Treasury receipts also show a weakening jobs market.

Tax withholdings compared to a year ago are up only 5.9 percent, down from the 8.8 percent growth in August, further signifying a slowdown.

"And you know how the August data turned out—no job creation," Nicholas Colas, chief market strategist at CovergEx in New York, said in his daily note. "Consensus expectations of 60,000 jobs added, give or take, for Friday may well be a bit optimistic."

Similarly, Wednesday's report from ADP and Macroeconomic Advisors showed 91,000 private-sector jobs added—just 2,000 higher than August and a number that doesn't include the high level of government job cuts, which have averaged 67,000 a month.
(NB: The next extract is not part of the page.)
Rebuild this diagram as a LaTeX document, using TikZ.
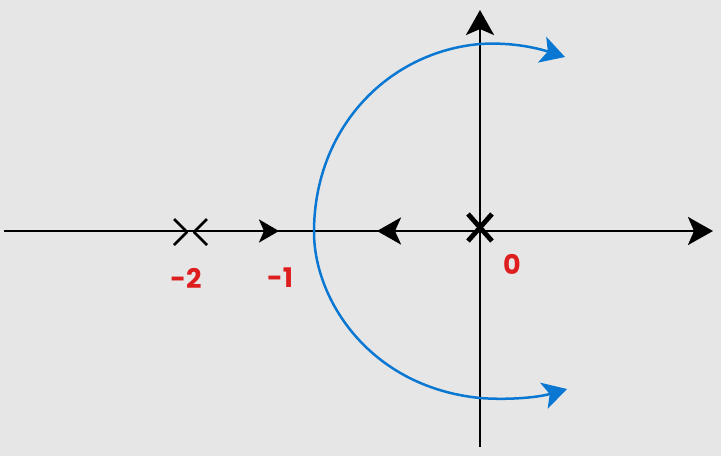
\documentclass[tikz,border=0pt]{standalone}
\usepackage{fontspec}
\setmainfont{Poppins}
\usetikzlibrary{arrows.meta}
\definecolor{bg}{RGB}{230,230,230}
\definecolor{locus}{RGB}{10,120,210}
\definecolor{lbl}{RGB}{222,30,30}
\tikzset{
  axis/.style={line width=2.8pt,black},
  bigtip/.style={-{Stealth[length=25pt,width=28pt,inset=6pt]}},
  midtip/.style={-{Stealth[length=20pt,width=23pt,inset=5pt]}},
  midtipb/.style={-{Stealth[length=24pt,width=27pt,inset=6pt]}},
  branch/.style={line width=2.5pt,locus},
  bluetip/.style={-{Stealth[length=24pt,width=27pt,inset=6pt]}},
  chev/.style={line width=2.6pt,black,line cap=butt,line join=round},
  polex/.style={line width=4.8pt,black},
  label/.style={font=\fontsize{27pt}{27pt}\selectfont\bfseries,text=lbl,inner sep=0pt}
}
\begin{document}
\begin{tikzpicture}[x=1pt,y=-1pt]
\useasboundingbox (0,0) rectangle (721,456);
\fill[bg] (0,0) rectangle (721,456);
% axes
\coordinate (L) at (4,231);
\coordinate (R) at (713,231);
\coordinate (T) at (480,10);
\coordinate (B) at (480,447);
\coordinate (O) at (480,231);
\draw[axis,bigtip] (L) -- (R);
\draw[axis,bigtip] (B) -- (T);
% arrows on real axis
\coordinate (a1s) at (250,231);
\coordinate (a1e) at (279,231);
\draw[axis,midtip] (a1s) -- (a1e);
\coordinate (a2s) at (420,231);
\coordinate (a2e) at (377,231);
\draw[axis,midtipb] (a2s) -- (a2e);
% breakaway chevrons at -2
\coordinate (c1) at (187,232);
\coordinate (c2) at (194,232);
\draw[chev] (174,219) -- (c1) -- (174,245);
\draw[chev] (207,219) -- (c2) -- (207,245);
% pole at origin
\draw[polex] (468,214) -- (492,241);
\draw[polex] (492,214) -- (468,241);
% root locus branches
\coordinate (lft) at (314,232);
\coordinate (top) at (480,44);
\coordinate (bot) at (480,398);
\coordinate (ttip) at (565,57);
\coordinate (btip) at (567,389);
\draw[branch,bluetip] (lft) .. controls (314,128) and (388,52) .. (top)
  .. controls (512,42) and (537,48) .. (ttip);
\draw[branch,bluetip] (lft) .. controls (314,300) and (370,387) .. (bot)
  .. controls (505,400) and (536,398) .. (btip);
% labels
\node[label] (m2) at (186,278) {-2};
\node[label] (m1) at (280,278) {-1};
\node[label] (z) at (512,264) {0};
\end{tikzpicture}
\end{document}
One of the few bright spots is that striking Verizon workers are back on the job. But even last week's sub-400,000 reading on the weekly jobless claims number was largely dismissed as a technical drop due to seasonal distortions and an large number of people out of work due to weather-related issues.

Finally, Wednesday's Institute for Supply Management nonmanufacturing dataprovided no comfort. The reading was slightly above expansion levels for the economy, but the employment index came in at 48.7, a sub-50 reading that indicates contraction.

There still, however, remain some job optimists, at least relatively speaking.

Goldman Sachs, despite predicting Tuesday that the jobless rate will hit 9.5 percent in 2012from its current 9.1 percent, said Friday's number could be better than expected. Nomura Securities, meanwhile, affirmed its higher-than-consensus estimate of 80,000 new jobs.

Investors, then, will be left to parse whether corporate strength will be enough to offset consumer weakness.

With the market fixated on each twist and turn in the European debt crisis, the last thing investors want to worry about is another downturn in the labor picture.

"The big lid over this market right now is how much counterparty risk we have with what's ongoing on an international basis," BPU's Baum says. "They don't want to wake up every morning with headline risk. Until you get through it, you're going to have choppy markets."